Prediction and simulation of mechanical properties of borophene-reinforced epoxy nanocomposites using molecular dynamics and FEA

The purpose of this work is to predict the mechanical properties of single- to few-layered borophene (eta-LB)/ epoxy composites using molecular dynamics modelling. An epoxy matrix was used to hold borophene in layers, and a borophene sheet was homogeneously incorporated into the epoxy matrix to generate borophene/epoxy nanocomposites. In this work, the mechanical properties of borophene/epoxy nanocomposites have been analysed in further detail. In addition to the mechanical properties of the nanocomposites, the impacts of borophene on the density distribution of epoxy polymers in the nanocomposites led to the observation that the local density is relatively high near the borophene-beta(12) interface and gradually declines to the bulk value as one advances away from the interface.
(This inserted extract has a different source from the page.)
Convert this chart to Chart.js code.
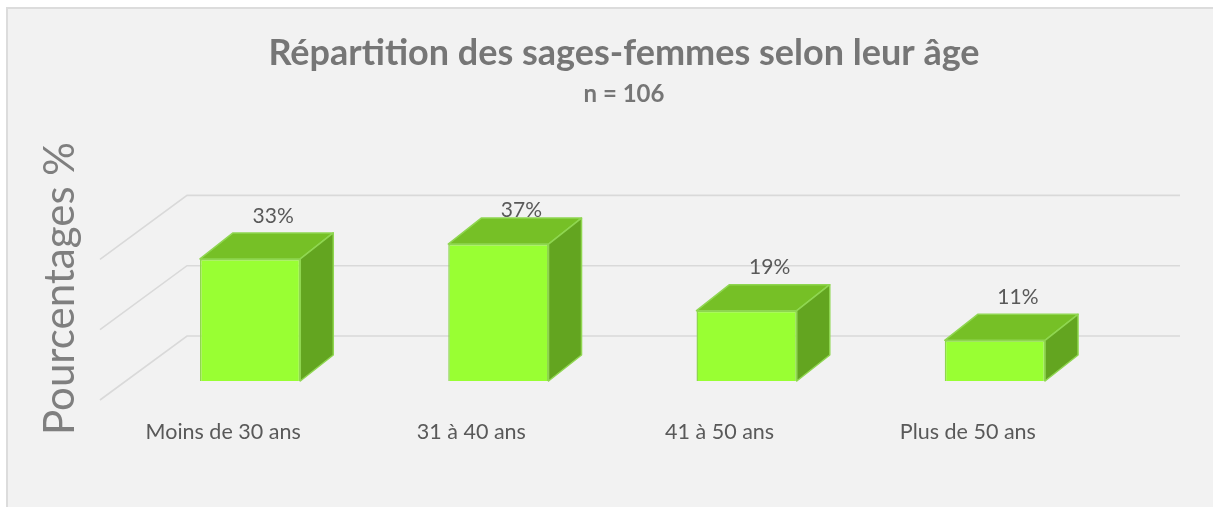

The mechanical properties of the borophene-layered nanocomposites were superior to those of their substitutes, with the former having a higher Young's modulus and a lower thermal expansion coefficient. This is due to the fact that borophene layer loading may result in a significant quantity of high-density polymer being present in the nanocomposites, which enhances the overall properties of the nanocomposites. In addition, the interaction between the three to four layers of loaded borophene layer provides the greatest reinforcement among the two nanocomposites systems. Finite element analysis analyses on the preferred results of the beta(12) LB were in excellent agreement with those of the experimental simulation data, demonstrating that this computational technique may be used to reliably predict the characteristics of borophene/epoxy composites in the future.